Galician peppers, tradition and quality

When summer arrives, and until October, the Padrón peppers are very typical in Galician meals, of which it is always said that uns pican e outros non (“some bite and some don´t”). Currently there are four Protected Geographical Indications (PGI) and a Protected Designation of Origin (PDO) in the field of Galician peppers, which guarantee the quality of these peppers that, today, due to their fame and demand, are also grown in the Levante, in Andalusia and even in Morocco.

The Protected Designation of Origin is Pementos de Herbón, undoubtedly the most famous Galician pepper. It was in Herbón, a parish in the municipality of Padrón (hence the term “Padrón peppers” is used to refer to many of the green peppers of Galician origin), where the Galician pepper history began, as they were Franciscan monks of Herbon´s convent, those who brought the seeds of this Central American plant (Capsicum annuum) to Galician soil in the 17th century. Since then they have advanced in its cultivation by selecting suitable varieties, developing a pepper that almost never bites from a plant in essence spicy, and obtaining a product fully adapted to the Galician climate. During the following century, the cultivation of these peppers spread, first in the area of ​​influence of the convent, and later along the roads to Santiago, until it became a typical product of the Galician diet.

The current PDO of Pementos de Herbón encompasses the A Coruña municipalities of Padrón, Dodro and Rois, and the Pontevedrese ones of Pontecesures and Valga. These peppers, which are between five and ten centimeters in size, are grown mainly in the valleys of the Sar and the Ulla rivers. The agriculture of the area maintains a lot of knowledge inherited from those pioneering Franciscan monks; forms and customs that affect the treatment of peppers and the selection of those that bite and those that do not: the gatherers, mainly women, recognize by their shape and attributes the possible spiciness of the pepper; and they place in the bags prepared for the consumer one spicy pepper for every five normal ones. 

The Arnoia PGI peppers are typical of the Minho and Arnoia valleys and, like almost all the traditional varieties of Galician peppers, these have a gastronomic festival in their honor: the Festa do Pemento de Arnoia. In relation to the Herbón peppers, those of Arnoia are somewhat smaller in size, somewhat more plump in shape and with smoother skin; also, they never bite. Like all the peppers that we will deal with today, those of Arnoia are collected green, that is, in an immature state. 

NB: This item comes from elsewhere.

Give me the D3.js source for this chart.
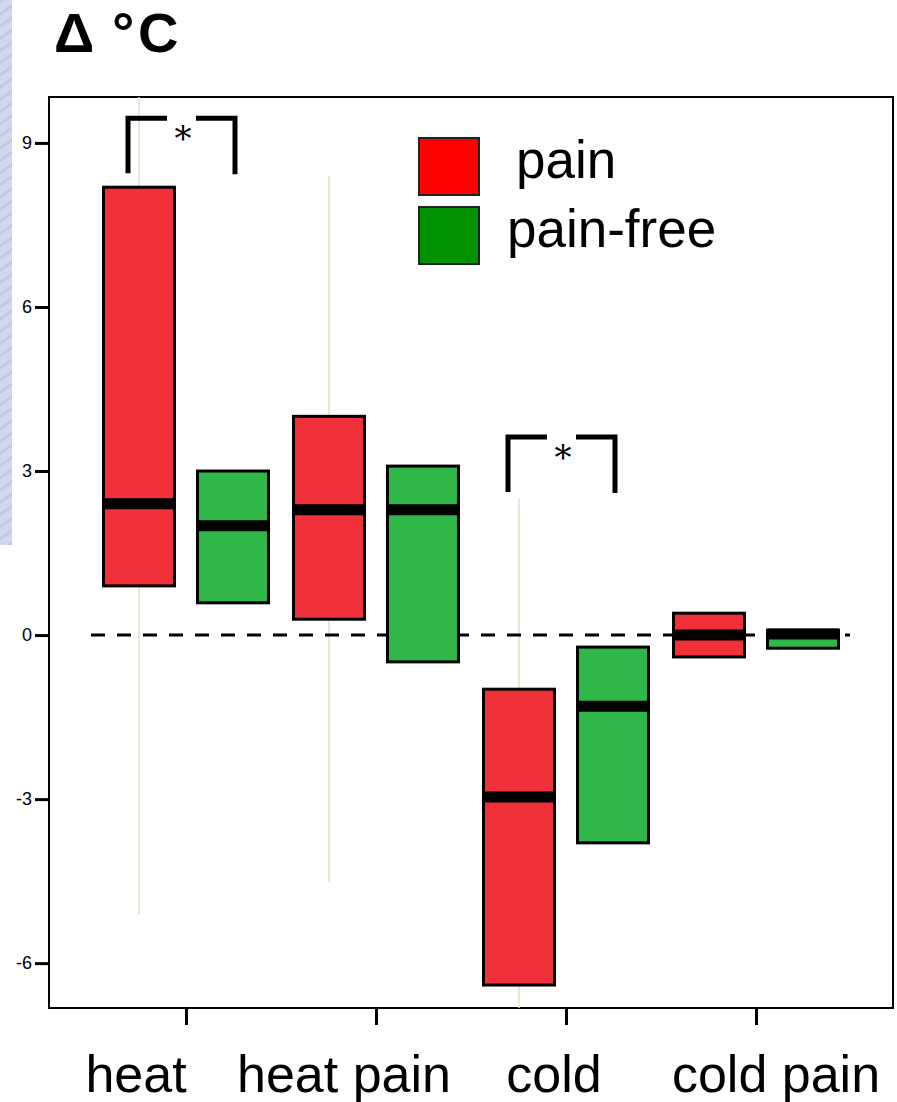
<!DOCTYPE html>
<html>
<head>
<meta charset="utf-8">
<script src="https://cdn.jsdelivr.net/npm/d3@7"></script>
<style>
  html, body { margin: 0; padding: 0; background: #fff; }
  svg { display: block; font-family: "Liberation Sans", Arial, sans-serif; }
</style>
</head>
<body>
<svg id="chart" width="897" height="1102"></svg>
<script>
// ---------- data ----------
const categories = ["heat", "heat pain", "cold", "cold pain"];
const groups = ["pain", "pain-free"];
// box statistics (°C change)
const painQ1     = [0.90, 0.29, -6.40, -0.40];
const painMedian = [2.40, 2.29, -2.96,  0.00];
const painQ3     = [8.19, 4.00, -0.99,  0.40];
const painWhiskLo = [-5.10, -4.52, -7.50, null];
const painWhiskHi = [10.0,  8.40,  2.50, null];
const freeQ1     = [0.59, -0.49, -3.80, -0.24];
const freeMedian = [2.00,  2.29, -1.30,  0.02];
const freeQ3     = [3.00,  3.09, -0.22,  0.09];
const yTicks = [-6, -3, 0, 3, 6, 9];
const significant = ["heat", "cold"];
const sigBracketValue = [9.45, 3.62];

// ---------- layout ----------
const W = 897, H = 1102;
const plot = { left: 49, top: 97, right: 893, bottom: 1008 };
const svg = d3.select("#chart");

// left-edge background texture strip
const defs = svg.append("defs");
const pat = defs.append("pattern").attr("id", "tex").attr("patternUnits", "userSpaceOnUse")
  .attr("width", 12).attr("height", 10).attr("patternTransform", "rotate(-35)");
pat.append("rect").attr("width", 12).attr("height", 10).attr("fill", "#d2d9ee");
pat.append("rect").attr("width", 12).attr("height", 3).attr("fill", "#c0c9e6");
svg.append("rect").attr("x", 0).attr("y", 0).attr("width", 12).attr("height", 545).attr("fill", "url(#tex)");

defs.append("clipPath").attr("id", "plotclip").append("rect")
  .attr("x", plot.left).attr("y", plot.top)
  .attr("width", plot.right - plot.left).attr("height", plot.bottom - plot.top);

const y = d3.scaleLinear().domain([-6.82, 9.84]).range([plot.bottom, plot.top]);
const x = d3.scalePoint().domain(categories).range([186, 756]);
const off = { "pain": -47, "pain-free": 47 };
const boxW = 71;
const colors = { "pain": "#f0313a", "pain-free": "#2fb74a" };
const legendColors = { "pain": "#ff0000", "pain-free": "#009100" };

// title
const title = svg.append("text").attr("y", 52).attr("font-size", 56).attr("font-weight", "bold");
title.append("tspan").attr("x", 54).text("Δ");
title.append("tspan").attr("x", 112).text("°");
title.append("tspan").attr("x", 138).text("C");

// frame
svg.append("rect").attr("x", plot.left).attr("y", plot.top)
  .attr("width", plot.right - plot.left).attr("height", plot.bottom - plot.top)
  .attr("fill", "#fff").attr("stroke", "#000").attr("stroke-width", 2);

// y axis
const yAxis = d3.axisLeft(y).tickValues(yTicks).tickSize(14).tickPadding(3).tickFormat(d => String(d));
const gy = svg.append("g").attr("transform", `translate(${plot.left},0)`).call(yAxis);
gy.attr("font-size", null).attr("font-family", null);
gy.select(".domain").remove();
gy.selectAll(".tick line").attr("stroke", "#000").attr("stroke-width", 3);
gy.selectAll(".tick text").style("font-size", "18px").attr("fill", "#000")
  .style("font-family", "Liberation Sans, Arial, sans-serif");

// x axis
const xAxis = d3.axisBottom(x).tickSize(17).tickFormat("");
const gx = svg.append("g").attr("transform", `translate(0,${plot.bottom})`).call(xAxis);
gx.select(".domain").remove();
gx.selectAll(".tick line").attr("stroke", "#000").attr("stroke-width", 3);

// x labels (shifted slightly from tick as in original)
const labelShift = [-50, -32, -12, 20];
svg.append("g").selectAll("text").data(categories).join("text")
  .attr("x", (d, i) => x(d) + labelShift[i]).attr("y", 1092)
  .attr("text-anchor", "middle").attr("font-size", 52).attr("fill", "#000")
  .text(d => d);

const plotG = svg.append("g").attr("clip-path", "url(#plotclip)");

// whiskers (pain group)
plotG.selectAll("line.whisk").data(categories.map((c, i) => ({ c, lo: painWhiskLo[i], hi: painWhiskHi[i] })).filter(d => d.lo !== null))
  .join("line").attr("class", "whisk")
  .attr("x1", d => x(d.c) + off.pain).attr("x2", d => x(d.c) + off.pain)
  .attr("y1", d => y(d.hi)).attr("y2", d => y(d.lo))
  .attr("stroke", "#e2dfc4").attr("stroke-width", 1.5);

// zero dashed line
plotG.append("line").attr("x1", 91).attr("x2", 850).attr("y1", y(0)).attr("y2", y(0))
  .attr("stroke", "#000").attr("stroke-width", 3).attr("stroke-dasharray", "14,12");

// boxes
const boxes = [];
categories.forEach((c, i) => {
  boxes.push({ c, g: "pain", q1: painQ1[i], med: painMedian[i], q3: painQ3[i] });
  boxes.push({ c, g: "pain-free", q1: freeQ1[i], med: freeMedian[i], q3: freeQ3[i] });
});
const bg = plotG.selectAll("g.box").data(boxes).join("g").attr("class", "box");
bg.append("rect")
  .attr("x", d => x(d.c) + off[d.g] - boxW / 2).attr("width", boxW)
  .attr("y", d => y(d.q3)).attr("height", d => y(d.q1) - y(d.q3))
  .attr("fill", d => colors[d.g]).attr("stroke", "#000").attr("stroke-width", 3);
bg.append("line")
  .attr("x1", d => x(d.c) + off[d.g] - boxW / 2).attr("x2", d => x(d.c) + off[d.g] + boxW / 2)
  .attr("y1", d => y(d.med)).attr("y2", d => y(d.med))
  .attr("stroke", "#000").attr("stroke-width", 11);

// significance brackets
significant.forEach((c, i) => {
  const yv = y(sigBracketValue[i]);
  const xl = x(c) - 58, xr = x(c) + 49, xm = x(c) - 3;
  const g = svg.append("g").attr("stroke", "#000").attr("stroke-width", 5).attr("fill", "none");
  g.append("path").attr("d", `M${xl},${yv + 55} V${yv} H${xl + 39}`);
  g.append("path").attr("d", `M${xr - 39},${yv} H${xr} V${yv + 56}`);
  svg.append("text").attr("x", xm).attr("y", yv + 32).attr("text-anchor", "middle")
    .attr("font-size", 34).attr("font-family", "DejaVu Serif, serif").text("*");
});

// legend
const lg = svg.append("g");
const legendRows = [{ g: "pain", y: 138, tx: 516 }, { g: "pain-free", y: 207, tx: 507 }];
lg.selectAll("rect").data(legendRows).join("rect")
  .attr("x", 419).attr("y", d => d.y).attr("width", 60).attr("height", 57)
  .attr("fill", d => legendColors[d.g]).attr("stroke", "#222").attr("stroke-width", 2);
lg.selectAll("text").data(legendRows).join("text")
  .attr("x", d => d.tx).attr("y", d => d.y + 40).attr("font-size", 53).attr("fill", "#000")
  .text(d => d.g);
</script>
</body>
</html>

The Pemento do Couto, which also has a PGI, receives its name from the Mosterio do Couto, popular name of the Mosteiro de San Martiño de Xuvia (“Monastery of Saint Martin of Xuvia”), which is located in the O Couto neighborhood, in Narón. It seems that it was the local Cluniac monks who selected and developed the varieties that would end up giving rise to the O Couto pepper, which is grown today throughout Ferrolterra (the name by which the Ferrol region is known). With a spindly figure and somewhat hard, almost cylindrical, the peppers from O Couto are not biting either.

The Mougán pepper, which also has a PGI, is grown in Guntín, in the province of Lugo, in valleys that have an optimal microclimate and soil. The name of these peppers comes from the parish of Mougán, from where the transport for the distribution of this fruit in the markets of the area started. In terms of shape, these peppers are flat and wide, with strong skin and a lot of meat inside.

The Oímbra pepper, grown in the region of Verín, in Ourense, in the valleys of the Támega and its tributaries, also has PGI. They have the most particular appearance among the peppers discussed so far, as they have a yellowish color and a pointed shape. They taste sweet, and they never bite.

The truth is that in Galicia many other types and varieties of peppers are grown, whether they are green like those from Seixalbo (which came to be called “Seixalbo steaks” in times of scarcity) or of a different color, like the bell peppers from Cambados. The world of Galician peppers is undoubtedly a world tied to tradition, which already has several centuries of history, and to the palate, which every summer can delight in a wide range of these multifaceted fruits that can be sweet or spicy, but always tasty.